— start SUPPLIED MATERIAL —

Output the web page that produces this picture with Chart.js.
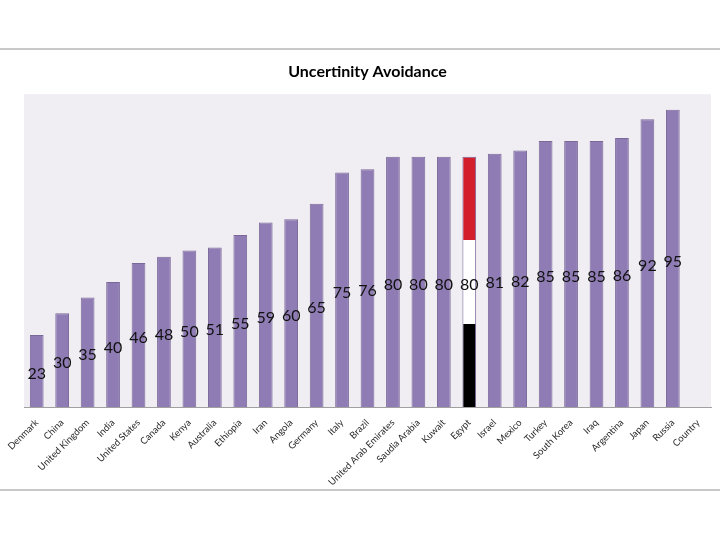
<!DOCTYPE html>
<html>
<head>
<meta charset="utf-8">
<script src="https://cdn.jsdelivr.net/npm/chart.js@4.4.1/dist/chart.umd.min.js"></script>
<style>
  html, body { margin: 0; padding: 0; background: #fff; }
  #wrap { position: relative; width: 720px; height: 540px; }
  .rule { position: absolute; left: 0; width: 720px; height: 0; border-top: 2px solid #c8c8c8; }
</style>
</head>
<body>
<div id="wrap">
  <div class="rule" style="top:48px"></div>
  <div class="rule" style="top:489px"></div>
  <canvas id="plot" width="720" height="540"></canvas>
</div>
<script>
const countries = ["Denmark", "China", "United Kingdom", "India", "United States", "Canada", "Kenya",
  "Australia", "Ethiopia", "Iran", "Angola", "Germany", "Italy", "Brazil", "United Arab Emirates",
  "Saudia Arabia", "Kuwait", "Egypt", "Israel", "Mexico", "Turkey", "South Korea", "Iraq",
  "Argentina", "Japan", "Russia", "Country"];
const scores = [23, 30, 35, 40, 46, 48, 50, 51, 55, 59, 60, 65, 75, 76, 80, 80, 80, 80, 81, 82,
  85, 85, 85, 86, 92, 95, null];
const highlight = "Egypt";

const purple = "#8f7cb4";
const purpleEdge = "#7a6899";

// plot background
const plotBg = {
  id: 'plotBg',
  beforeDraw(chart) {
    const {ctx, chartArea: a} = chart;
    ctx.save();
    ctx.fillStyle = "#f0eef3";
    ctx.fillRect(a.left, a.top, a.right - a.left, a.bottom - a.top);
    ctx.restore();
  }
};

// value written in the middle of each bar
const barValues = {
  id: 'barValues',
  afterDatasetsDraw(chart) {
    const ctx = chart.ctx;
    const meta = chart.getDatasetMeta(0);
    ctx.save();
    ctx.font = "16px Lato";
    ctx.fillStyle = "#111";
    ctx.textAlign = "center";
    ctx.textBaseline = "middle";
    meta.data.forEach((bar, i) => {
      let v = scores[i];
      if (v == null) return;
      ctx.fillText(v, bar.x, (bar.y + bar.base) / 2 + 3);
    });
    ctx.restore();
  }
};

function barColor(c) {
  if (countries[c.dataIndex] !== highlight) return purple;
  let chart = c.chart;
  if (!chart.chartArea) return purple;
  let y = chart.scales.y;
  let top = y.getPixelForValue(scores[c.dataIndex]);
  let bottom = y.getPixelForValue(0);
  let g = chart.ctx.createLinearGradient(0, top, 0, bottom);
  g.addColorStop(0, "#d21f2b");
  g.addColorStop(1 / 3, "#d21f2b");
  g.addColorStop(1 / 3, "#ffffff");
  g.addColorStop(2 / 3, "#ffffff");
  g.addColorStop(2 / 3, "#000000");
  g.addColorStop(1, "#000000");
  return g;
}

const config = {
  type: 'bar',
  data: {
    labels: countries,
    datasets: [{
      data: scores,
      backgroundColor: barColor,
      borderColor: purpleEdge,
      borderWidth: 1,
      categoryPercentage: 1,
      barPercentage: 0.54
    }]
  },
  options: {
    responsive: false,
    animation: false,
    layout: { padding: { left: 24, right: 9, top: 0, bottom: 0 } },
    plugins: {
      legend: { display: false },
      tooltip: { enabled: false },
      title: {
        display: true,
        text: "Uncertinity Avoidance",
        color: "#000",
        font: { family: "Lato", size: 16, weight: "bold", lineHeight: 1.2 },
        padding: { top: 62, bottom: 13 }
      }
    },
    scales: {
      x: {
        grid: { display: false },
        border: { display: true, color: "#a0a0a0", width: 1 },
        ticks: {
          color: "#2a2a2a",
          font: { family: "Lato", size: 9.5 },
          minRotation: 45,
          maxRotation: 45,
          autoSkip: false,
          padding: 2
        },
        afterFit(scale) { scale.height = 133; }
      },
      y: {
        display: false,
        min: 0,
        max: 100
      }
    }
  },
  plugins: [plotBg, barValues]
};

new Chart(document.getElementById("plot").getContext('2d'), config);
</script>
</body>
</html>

— end SUPPLIED MATERIAL —

**CHALLENGE**
Transcribe the listing in full and omit the pictures.

**WRITTEN SOLUTION**
Output the web page that produces this picture with Chart.js.
<!DOCTYPE html>
<html>
<head>
<meta charset="utf-8">
<script src="https://cdn.jsdelivr.net/npm/chart.js@4.4.1/dist/chart.umd.min.js"></script>
<style>
  html, body { margin: 0; padding: 0; background: #fff; }
  #wrap { position: relative; width: 720px; height: 540px; }
  .rule { position: absolute; left: 0; width: 720px; height: 0; border-top: 2px solid #c8c8c8; }
</style>
</head>
<body>
<div id="wrap">
  <div class="rule" style="top:48px"></div>
  <div class="rule" style="top:489px"></div>
  <canvas id="plot" width="720" height="540"></canvas>
</div>
<script>
const countries = ["Denmark", "China", "United Kingdom", "India", "United States", "Canada", "Kenya",
  "Australia", "Ethiopia", "Iran", "Angola", "Germany", "Italy", "Brazil", "United Arab Emirates",
  "Saudia Arabia", "Kuwait", "Egypt", "Israel", "Mexico", "Turkey", "South Korea", "Iraq",
  "Argentina", "Japan", "Russia", "Country"];
const scores = [23, 30, 35, 40, 46, 48, 50, 51, 55, 59, 60, 65, 75, 76, 80, 80, 80, 80, 81, 82,
  85, 85, 85, 86, 92, 95, null];
const highlight = "Egypt";

const purple = "#8f7cb4";
const purpleEdge = "#7a6899";

// plot background
const plotBg = {
  id: 'plotBg',
  beforeDraw(chart) {
    const {ctx, chartArea: a} = chart;
    ctx.save();
    ctx.fillStyle = "#f0eef3";
    ctx.fillRect(a.left, a.top, a.right - a.left, a.bottom - a.top);
    ctx.restore();
  }
};

// value written in the middle of each bar
const barValues = {
  id: 'barValues',
  afterDatasetsDraw(chart) {
    const ctx = chart.ctx;
    const meta = chart.getDatasetMeta(0);
    ctx.save();
    ctx.font = "16px Lato";
    ctx.fillStyle = "#111";
    ctx.textAlign = "center";
    ctx.textBaseline = "middle";
    meta.data.forEach((bar, i) => {
      let v = scores[i];
      if (v == null) return;
      ctx.fillText(v, bar.x, (bar.y + bar.base) / 2 + 3);
    });
    ctx.restore();
  }
};

function barColor(c) {
  if (countries[c.dataIndex] !== highlight) return purple;
  let chart = c.chart;
  if (!chart.chartArea) return purple;
  let y = chart.scales.y;
  let top = y.getPixelForValue(scores[c.dataIndex]);
  let bottom = y.getPixelForValue(0);
  let g = chart.ctx.createLinearGradient(0, top, 0, bottom);
  g.addColorStop(0, "#d21f2b");
  g.addColorStop(1 / 3, "#d21f2b");
  g.addColorStop(1 / 3, "#ffffff");
  g.addColorStop(2 / 3, "#ffffff");
  g.addColorStop(2 / 3, "#000000");
  g.addColorStop(1, "#000000");
  return g;
}

const config = {
  type: 'bar',
  data: {
    labels: countries,
    datasets: [{
      data: scores,
      backgroundColor: barColor,
      borderColor: purpleEdge,
      borderWidth: 1,
      categoryPercentage: 1,
      barPercentage: 0.54
    }]
  },
  options: {
    responsive: false,
    animation: false,
    layout: { padding: { left: 24, right: 9, top: 0, bottom: 0 } },
    plugins: {
      legend: { display: false },
      tooltip: { enabled: false },
      title: {
        display: true,
        text: "Uncertinity Avoidance",
        color: "#000",
        font: { family: "Lato", size: 16, weight: "bold", lineHeight: 1.2 },
        padding: { top: 62, bottom: 13 }
      }
    },
    scales: {
      x: {
        grid: { display: false },
        border: { display: true, color: "#a0a0a0", width: 1 },
        ticks: {
          color: "#2a2a2a",
          font: { family: "Lato", size: 9.5 },
          minRotation: 45,
          maxRotation: 45,
          autoSkip: false,
          padding: 2
        },
        afterFit(scale) { scale.height = 133; }
      },
      y: {
        display: false,
        min: 0,
        max: 100
      }
    }
  },
  plugins: [plotBg, barValues]
};

new Chart(document.getElementById("plot").getContext('2d'), config);
</script>
</body>
</html>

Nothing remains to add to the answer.